__Job__. Skip all pictures. Write out the data below from its first line through the line that contains "import * as".

__Source excerpt__.

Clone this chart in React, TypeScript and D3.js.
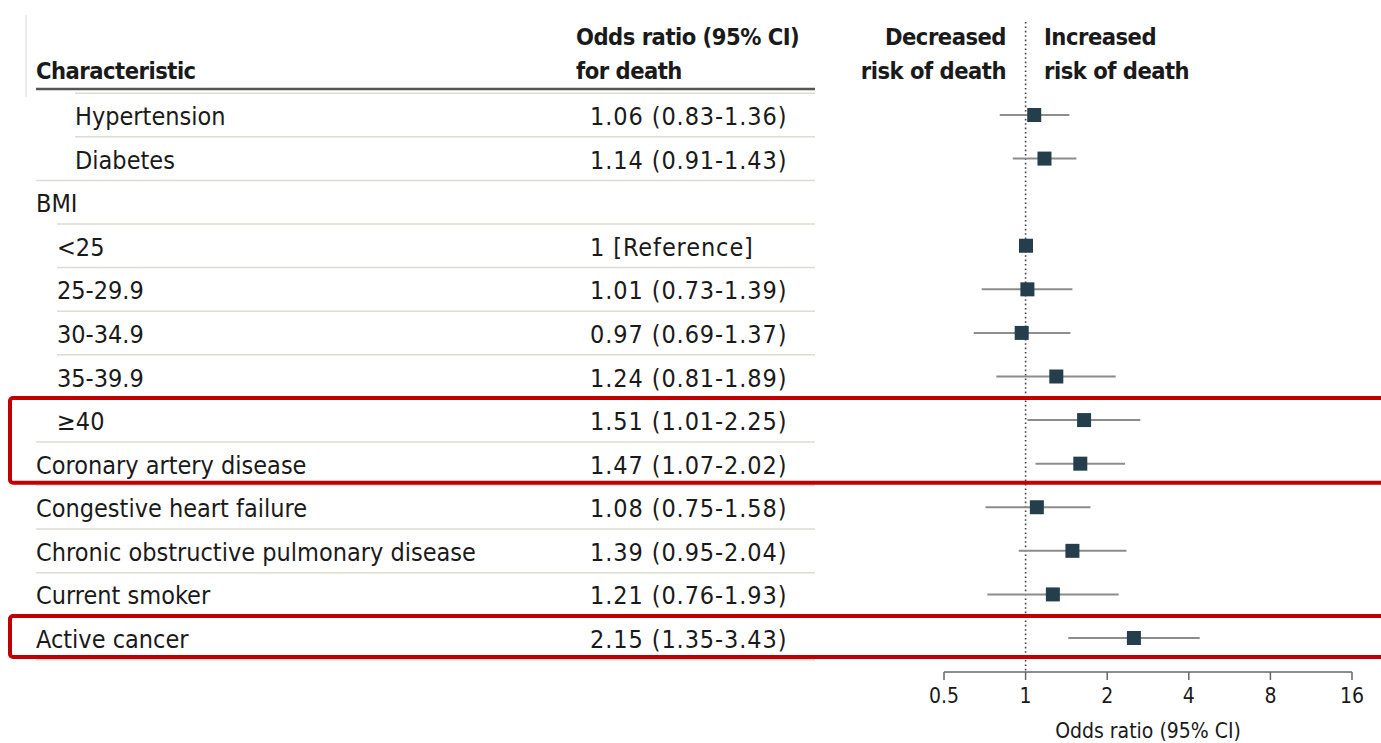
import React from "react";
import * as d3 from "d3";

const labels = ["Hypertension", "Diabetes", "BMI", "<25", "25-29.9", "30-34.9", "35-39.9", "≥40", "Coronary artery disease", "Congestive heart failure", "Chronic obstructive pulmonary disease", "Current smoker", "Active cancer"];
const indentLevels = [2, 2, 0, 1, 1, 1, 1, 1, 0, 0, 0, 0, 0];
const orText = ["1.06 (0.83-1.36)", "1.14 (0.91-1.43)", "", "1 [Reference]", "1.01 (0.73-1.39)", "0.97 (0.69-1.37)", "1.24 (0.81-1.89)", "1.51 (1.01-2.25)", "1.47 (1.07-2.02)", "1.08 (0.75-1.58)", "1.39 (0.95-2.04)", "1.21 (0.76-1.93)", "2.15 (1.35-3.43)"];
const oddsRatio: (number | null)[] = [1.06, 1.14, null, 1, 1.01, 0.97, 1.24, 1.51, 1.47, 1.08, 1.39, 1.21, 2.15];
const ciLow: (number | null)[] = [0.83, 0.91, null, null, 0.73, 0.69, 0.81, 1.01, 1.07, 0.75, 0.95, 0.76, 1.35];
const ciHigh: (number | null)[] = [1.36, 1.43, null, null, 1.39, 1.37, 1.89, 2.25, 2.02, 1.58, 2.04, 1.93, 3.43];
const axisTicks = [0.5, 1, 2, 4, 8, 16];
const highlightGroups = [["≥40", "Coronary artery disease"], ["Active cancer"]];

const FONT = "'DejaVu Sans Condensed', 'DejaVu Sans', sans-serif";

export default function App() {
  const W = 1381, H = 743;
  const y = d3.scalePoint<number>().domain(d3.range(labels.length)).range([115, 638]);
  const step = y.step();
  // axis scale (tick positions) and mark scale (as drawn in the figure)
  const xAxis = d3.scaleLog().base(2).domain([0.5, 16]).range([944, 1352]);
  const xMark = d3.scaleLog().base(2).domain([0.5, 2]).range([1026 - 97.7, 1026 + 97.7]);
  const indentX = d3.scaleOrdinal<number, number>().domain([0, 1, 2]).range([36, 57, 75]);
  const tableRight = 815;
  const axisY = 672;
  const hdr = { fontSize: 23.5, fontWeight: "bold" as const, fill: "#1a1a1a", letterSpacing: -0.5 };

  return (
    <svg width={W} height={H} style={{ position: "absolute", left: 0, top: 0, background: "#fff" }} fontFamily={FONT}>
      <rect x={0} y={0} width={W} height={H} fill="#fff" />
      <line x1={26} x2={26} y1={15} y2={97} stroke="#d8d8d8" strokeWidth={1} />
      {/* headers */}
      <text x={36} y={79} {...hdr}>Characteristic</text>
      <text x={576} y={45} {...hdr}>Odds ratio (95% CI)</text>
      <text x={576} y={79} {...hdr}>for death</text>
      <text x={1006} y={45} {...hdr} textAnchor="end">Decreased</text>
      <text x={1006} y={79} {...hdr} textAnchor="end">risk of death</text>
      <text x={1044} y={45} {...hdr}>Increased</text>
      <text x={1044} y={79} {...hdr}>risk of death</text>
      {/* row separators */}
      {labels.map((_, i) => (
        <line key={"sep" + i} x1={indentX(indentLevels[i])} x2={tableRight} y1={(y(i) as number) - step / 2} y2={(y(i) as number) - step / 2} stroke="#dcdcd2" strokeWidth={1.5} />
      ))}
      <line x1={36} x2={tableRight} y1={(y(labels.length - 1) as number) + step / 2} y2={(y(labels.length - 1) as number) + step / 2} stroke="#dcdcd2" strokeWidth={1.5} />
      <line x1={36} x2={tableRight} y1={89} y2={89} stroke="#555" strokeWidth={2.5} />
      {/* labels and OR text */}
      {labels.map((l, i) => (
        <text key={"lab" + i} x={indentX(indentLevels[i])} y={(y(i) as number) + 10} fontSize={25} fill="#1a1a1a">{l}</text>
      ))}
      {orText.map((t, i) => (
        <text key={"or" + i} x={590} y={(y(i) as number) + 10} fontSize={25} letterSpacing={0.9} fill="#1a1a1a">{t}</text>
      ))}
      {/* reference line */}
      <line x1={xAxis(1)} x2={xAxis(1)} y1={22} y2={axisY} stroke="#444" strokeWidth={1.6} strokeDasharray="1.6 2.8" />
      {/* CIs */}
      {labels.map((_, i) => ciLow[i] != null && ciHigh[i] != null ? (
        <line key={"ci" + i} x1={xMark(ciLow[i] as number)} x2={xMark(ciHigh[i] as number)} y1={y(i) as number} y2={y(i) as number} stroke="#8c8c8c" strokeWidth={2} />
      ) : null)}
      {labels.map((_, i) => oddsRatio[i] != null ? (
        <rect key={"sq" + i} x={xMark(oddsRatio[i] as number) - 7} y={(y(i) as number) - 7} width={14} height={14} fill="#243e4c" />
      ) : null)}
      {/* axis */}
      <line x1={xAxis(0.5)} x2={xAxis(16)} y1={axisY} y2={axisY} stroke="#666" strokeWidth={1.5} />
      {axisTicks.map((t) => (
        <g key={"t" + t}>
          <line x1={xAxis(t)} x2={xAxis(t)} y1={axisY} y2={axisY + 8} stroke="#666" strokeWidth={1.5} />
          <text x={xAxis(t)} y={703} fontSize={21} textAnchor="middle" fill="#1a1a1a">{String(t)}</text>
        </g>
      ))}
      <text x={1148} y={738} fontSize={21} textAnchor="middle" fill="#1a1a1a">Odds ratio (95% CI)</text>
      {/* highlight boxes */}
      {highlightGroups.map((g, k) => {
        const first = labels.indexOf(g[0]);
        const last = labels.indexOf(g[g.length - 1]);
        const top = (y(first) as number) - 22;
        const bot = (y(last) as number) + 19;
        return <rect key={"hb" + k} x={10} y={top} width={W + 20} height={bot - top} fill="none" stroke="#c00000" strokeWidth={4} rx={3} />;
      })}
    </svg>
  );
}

__In response__.
Clone this chart in React, TypeScript and D3.js.
import React from "react";
import * as d3 from "d3";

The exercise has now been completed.